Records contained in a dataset
--------------------------------------------------

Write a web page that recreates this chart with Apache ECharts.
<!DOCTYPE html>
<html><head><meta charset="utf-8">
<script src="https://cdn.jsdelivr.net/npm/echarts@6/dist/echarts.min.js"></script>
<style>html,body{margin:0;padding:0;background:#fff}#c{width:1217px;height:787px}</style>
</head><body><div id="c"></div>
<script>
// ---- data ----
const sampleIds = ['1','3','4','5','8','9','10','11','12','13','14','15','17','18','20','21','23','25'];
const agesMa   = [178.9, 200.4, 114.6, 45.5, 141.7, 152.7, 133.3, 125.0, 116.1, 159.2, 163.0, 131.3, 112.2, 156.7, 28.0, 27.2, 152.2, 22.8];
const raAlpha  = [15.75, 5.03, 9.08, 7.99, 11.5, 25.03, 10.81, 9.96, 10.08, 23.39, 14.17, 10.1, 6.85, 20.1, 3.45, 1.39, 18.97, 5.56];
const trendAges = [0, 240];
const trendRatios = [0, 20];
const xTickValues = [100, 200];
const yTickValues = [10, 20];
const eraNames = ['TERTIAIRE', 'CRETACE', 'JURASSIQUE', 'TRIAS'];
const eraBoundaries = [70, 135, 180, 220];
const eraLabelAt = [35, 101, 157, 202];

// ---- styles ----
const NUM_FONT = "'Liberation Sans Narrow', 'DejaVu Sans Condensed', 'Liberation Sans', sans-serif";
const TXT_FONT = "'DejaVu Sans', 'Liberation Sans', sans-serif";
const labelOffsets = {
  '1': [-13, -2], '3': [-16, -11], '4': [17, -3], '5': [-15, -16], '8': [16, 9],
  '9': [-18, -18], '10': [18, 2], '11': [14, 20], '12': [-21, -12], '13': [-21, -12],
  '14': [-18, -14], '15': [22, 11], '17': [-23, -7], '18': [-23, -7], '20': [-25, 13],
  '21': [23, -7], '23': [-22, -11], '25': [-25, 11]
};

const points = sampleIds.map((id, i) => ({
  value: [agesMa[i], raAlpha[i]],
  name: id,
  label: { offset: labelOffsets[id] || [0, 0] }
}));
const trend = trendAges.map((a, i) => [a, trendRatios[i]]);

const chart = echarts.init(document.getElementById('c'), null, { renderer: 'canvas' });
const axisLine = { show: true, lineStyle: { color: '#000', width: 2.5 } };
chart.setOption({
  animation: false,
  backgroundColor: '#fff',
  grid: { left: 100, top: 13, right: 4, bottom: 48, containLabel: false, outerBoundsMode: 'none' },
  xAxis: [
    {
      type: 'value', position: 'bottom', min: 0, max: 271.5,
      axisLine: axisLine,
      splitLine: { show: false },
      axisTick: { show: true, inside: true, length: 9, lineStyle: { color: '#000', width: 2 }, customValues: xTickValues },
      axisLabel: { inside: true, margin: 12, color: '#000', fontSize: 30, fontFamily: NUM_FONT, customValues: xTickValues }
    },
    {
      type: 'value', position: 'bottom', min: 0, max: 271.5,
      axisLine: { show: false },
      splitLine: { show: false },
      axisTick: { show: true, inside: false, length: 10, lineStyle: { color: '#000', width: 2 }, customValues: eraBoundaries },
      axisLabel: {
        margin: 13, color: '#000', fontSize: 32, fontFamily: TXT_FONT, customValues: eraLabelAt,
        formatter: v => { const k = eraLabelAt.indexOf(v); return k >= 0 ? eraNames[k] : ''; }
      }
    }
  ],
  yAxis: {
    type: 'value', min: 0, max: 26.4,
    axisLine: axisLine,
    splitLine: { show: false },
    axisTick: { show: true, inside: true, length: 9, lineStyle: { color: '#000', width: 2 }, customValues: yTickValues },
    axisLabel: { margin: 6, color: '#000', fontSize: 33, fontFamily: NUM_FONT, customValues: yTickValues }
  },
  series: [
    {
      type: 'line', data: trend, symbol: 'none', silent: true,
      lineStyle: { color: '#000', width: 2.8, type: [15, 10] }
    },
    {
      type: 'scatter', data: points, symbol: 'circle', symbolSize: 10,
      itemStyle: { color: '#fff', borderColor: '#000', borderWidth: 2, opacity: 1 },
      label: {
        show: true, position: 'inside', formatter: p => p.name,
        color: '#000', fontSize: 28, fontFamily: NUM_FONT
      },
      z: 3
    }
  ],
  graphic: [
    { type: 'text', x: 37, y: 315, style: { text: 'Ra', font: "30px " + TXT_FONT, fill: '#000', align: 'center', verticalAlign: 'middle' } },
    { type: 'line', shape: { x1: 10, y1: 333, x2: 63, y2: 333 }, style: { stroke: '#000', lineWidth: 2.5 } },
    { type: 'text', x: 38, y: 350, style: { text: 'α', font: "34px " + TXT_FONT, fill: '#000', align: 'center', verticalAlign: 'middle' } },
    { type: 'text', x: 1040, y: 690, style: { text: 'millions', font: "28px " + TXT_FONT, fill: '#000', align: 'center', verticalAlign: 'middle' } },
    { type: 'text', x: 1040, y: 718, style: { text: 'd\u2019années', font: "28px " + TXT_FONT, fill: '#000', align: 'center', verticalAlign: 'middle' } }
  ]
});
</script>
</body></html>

--------------------------------------------------

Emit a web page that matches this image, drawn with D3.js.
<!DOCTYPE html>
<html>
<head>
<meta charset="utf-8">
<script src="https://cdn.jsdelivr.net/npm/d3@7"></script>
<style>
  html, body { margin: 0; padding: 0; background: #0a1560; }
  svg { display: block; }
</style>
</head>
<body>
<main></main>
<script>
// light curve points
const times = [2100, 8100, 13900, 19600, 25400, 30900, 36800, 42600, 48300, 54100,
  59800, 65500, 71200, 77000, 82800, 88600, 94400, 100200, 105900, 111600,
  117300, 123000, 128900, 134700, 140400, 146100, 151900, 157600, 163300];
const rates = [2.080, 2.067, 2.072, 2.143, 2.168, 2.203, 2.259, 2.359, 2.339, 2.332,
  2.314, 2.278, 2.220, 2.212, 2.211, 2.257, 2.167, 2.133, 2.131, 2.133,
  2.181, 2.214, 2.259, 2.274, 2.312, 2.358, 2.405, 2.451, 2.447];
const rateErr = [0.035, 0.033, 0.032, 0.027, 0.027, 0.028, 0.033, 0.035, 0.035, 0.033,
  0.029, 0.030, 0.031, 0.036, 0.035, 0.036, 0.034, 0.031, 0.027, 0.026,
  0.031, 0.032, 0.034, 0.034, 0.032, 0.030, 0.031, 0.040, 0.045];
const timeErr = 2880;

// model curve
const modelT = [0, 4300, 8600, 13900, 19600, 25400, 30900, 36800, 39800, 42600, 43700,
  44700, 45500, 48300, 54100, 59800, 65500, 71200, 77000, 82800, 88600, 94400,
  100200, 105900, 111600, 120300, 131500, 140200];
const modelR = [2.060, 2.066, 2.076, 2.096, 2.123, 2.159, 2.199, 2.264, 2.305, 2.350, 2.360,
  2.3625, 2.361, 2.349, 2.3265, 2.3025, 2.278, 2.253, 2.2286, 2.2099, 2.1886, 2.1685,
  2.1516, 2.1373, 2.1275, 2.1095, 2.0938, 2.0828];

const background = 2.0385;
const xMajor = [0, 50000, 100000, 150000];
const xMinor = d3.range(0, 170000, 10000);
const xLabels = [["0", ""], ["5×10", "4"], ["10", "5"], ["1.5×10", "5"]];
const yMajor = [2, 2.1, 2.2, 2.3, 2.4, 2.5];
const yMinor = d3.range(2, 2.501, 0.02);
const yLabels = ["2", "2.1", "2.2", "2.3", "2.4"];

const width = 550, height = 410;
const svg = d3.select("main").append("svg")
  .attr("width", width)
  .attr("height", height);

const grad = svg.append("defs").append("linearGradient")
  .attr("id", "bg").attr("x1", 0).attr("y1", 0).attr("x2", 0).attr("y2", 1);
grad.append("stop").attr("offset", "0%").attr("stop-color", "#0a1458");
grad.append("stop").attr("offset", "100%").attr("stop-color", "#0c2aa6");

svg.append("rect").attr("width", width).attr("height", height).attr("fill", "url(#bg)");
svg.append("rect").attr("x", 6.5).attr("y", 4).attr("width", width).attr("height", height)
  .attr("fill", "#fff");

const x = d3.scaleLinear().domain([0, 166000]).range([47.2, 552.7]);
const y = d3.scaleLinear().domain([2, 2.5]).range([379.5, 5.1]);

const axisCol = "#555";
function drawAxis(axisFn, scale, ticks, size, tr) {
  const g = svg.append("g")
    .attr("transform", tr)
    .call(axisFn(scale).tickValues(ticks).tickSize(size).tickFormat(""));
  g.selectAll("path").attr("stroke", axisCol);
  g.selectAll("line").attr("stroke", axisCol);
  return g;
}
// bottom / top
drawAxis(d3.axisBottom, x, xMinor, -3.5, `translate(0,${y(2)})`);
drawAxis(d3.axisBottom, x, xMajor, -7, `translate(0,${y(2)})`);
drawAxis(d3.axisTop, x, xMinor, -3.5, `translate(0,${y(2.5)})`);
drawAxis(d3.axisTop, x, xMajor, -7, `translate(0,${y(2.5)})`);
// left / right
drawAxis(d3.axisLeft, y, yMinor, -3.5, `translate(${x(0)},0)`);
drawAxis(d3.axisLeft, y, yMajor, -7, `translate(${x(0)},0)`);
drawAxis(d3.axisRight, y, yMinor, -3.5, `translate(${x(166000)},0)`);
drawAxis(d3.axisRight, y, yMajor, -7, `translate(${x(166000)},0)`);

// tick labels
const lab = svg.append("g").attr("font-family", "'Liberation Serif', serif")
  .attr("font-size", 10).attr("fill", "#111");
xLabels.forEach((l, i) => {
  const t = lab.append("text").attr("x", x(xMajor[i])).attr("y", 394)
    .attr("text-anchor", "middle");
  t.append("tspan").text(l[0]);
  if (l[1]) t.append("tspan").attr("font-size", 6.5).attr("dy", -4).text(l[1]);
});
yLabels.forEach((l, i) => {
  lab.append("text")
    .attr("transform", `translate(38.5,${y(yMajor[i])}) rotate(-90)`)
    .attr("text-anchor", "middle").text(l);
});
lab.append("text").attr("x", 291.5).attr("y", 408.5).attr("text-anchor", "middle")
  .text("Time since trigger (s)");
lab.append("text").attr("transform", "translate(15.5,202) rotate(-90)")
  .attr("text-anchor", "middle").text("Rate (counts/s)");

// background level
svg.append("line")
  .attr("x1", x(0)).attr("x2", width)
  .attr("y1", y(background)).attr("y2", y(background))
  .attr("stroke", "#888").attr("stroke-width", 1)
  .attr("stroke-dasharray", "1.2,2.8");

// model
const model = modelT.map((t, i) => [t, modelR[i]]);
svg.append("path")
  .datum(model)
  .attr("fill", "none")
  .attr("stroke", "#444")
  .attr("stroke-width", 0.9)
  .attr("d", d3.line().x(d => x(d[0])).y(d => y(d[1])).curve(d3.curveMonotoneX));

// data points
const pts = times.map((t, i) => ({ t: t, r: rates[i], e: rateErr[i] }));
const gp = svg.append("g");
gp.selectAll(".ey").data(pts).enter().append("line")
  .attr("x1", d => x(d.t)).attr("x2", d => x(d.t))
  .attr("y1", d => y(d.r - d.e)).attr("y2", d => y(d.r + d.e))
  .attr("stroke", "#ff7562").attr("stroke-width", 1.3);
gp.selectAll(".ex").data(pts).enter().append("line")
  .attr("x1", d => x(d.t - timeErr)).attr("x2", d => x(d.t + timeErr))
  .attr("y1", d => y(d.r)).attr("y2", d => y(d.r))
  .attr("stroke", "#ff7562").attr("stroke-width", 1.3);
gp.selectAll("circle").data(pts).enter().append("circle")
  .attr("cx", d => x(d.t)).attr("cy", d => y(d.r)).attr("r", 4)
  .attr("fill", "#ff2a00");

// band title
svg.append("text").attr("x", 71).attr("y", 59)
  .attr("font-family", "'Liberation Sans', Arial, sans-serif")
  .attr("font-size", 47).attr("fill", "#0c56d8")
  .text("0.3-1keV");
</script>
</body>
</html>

--------------------------------------------------

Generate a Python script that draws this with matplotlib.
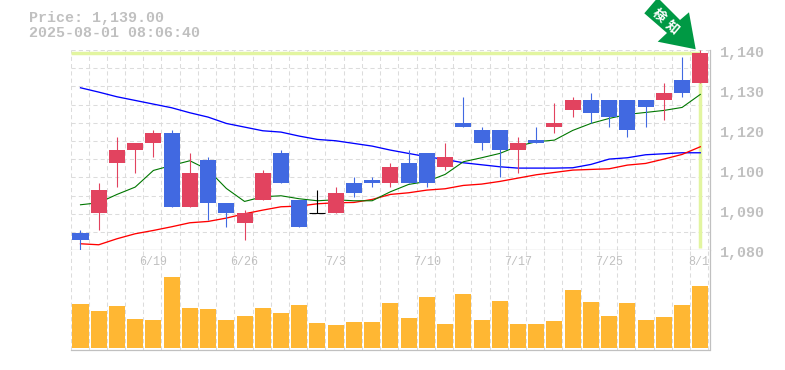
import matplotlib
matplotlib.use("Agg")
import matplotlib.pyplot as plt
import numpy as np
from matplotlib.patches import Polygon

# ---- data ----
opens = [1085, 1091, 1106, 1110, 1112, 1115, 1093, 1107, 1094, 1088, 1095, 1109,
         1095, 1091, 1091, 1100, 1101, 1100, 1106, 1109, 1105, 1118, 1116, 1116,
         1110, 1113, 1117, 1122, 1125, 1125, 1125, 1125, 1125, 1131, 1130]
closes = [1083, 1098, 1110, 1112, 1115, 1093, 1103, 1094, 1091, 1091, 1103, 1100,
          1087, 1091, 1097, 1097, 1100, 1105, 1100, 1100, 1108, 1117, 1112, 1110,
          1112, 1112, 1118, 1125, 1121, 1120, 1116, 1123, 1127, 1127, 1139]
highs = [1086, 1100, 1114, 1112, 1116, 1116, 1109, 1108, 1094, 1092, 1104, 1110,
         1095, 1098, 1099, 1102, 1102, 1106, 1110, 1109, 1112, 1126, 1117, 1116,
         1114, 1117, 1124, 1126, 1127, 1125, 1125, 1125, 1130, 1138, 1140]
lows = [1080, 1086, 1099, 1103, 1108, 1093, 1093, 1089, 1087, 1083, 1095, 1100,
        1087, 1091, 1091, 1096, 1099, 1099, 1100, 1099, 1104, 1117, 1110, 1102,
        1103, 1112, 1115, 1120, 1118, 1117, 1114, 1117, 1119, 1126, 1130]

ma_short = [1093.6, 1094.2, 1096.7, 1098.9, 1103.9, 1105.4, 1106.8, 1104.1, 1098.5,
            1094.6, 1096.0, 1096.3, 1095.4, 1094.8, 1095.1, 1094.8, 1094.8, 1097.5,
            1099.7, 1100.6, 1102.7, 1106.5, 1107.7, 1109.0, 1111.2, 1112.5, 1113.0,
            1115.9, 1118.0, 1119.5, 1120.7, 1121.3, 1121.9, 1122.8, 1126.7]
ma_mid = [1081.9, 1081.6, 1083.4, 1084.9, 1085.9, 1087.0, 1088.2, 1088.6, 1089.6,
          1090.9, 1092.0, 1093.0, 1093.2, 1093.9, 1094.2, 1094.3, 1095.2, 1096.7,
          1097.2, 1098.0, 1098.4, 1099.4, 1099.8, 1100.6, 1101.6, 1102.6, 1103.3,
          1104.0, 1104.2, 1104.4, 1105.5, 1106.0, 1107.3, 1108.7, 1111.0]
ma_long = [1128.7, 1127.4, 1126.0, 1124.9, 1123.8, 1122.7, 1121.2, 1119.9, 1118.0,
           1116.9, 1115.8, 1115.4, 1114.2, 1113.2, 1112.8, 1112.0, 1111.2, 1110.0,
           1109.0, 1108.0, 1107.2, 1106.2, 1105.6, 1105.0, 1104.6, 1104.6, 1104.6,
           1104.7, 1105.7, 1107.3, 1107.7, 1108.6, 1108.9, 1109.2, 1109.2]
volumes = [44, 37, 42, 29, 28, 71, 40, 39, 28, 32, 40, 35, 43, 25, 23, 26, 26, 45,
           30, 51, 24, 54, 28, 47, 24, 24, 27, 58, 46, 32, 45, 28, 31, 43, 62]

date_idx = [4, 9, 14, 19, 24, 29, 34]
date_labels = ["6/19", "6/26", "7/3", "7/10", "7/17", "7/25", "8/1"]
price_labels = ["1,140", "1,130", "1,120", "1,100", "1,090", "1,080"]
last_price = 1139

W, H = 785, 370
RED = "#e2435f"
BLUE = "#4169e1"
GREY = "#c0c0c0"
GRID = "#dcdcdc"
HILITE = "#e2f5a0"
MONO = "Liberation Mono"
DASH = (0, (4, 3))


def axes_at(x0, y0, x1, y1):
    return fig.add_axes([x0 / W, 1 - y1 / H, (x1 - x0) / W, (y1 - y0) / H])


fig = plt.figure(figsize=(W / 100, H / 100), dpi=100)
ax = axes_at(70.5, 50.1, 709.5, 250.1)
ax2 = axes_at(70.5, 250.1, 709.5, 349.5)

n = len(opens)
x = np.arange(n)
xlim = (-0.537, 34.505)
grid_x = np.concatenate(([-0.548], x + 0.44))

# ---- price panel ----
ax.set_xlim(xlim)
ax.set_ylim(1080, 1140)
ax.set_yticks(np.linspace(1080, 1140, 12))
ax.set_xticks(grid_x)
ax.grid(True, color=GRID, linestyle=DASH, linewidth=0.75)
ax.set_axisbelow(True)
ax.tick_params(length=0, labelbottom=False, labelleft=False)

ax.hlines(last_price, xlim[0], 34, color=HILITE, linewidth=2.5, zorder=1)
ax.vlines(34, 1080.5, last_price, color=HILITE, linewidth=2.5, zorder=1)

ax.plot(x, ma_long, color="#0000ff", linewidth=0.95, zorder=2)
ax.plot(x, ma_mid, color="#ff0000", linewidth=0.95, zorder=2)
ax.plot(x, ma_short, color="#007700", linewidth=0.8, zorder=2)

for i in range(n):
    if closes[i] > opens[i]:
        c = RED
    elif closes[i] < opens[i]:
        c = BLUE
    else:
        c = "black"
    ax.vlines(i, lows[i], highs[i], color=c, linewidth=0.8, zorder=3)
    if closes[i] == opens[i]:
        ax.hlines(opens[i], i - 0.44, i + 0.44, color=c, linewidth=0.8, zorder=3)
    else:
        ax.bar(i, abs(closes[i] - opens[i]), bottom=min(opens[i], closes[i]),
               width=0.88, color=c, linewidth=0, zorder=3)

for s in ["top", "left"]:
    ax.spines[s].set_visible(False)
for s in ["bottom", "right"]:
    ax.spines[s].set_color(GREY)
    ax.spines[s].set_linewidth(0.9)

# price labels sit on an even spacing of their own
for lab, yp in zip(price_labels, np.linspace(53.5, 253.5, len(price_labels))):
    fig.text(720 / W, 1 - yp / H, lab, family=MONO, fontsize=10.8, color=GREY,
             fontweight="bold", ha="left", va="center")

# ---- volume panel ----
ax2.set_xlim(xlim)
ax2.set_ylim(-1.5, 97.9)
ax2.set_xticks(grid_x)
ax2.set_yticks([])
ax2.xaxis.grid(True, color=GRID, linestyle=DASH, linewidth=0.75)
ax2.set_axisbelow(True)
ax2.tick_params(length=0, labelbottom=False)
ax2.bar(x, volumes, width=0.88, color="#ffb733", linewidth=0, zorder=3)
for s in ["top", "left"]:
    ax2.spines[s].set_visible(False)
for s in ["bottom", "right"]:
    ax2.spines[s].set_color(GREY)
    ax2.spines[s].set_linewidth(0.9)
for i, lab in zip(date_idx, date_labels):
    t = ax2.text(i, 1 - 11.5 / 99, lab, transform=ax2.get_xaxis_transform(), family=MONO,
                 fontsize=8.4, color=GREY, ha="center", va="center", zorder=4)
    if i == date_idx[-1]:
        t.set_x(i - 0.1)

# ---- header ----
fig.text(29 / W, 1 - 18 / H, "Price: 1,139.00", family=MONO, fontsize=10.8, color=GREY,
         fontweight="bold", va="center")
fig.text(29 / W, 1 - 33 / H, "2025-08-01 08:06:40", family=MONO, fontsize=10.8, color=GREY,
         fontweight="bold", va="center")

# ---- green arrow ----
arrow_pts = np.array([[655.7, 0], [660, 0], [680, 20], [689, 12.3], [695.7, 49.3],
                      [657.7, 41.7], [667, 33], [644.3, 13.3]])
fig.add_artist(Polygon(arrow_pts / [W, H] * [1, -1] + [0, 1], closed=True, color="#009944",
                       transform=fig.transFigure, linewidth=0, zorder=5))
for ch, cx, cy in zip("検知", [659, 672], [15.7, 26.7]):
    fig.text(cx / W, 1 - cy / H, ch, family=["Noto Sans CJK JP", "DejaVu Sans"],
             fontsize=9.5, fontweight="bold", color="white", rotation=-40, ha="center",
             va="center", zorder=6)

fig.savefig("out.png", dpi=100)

--------------------------------------------------

• REQUIREMENT: Only the lines from the one with "Generate a Python" down to the one with "from matplotlib.patches import Polygon" belong in your copy, both ends included; write them out exactly and skip any pictures.

• THE OUTPUT:
Generate a Python script that draws this with matplotlib.
import matplotlib
matplotlib.use("Agg")
import matplotlib.pyplot as plt
import numpy as np
from matplotlib.patches import Polygon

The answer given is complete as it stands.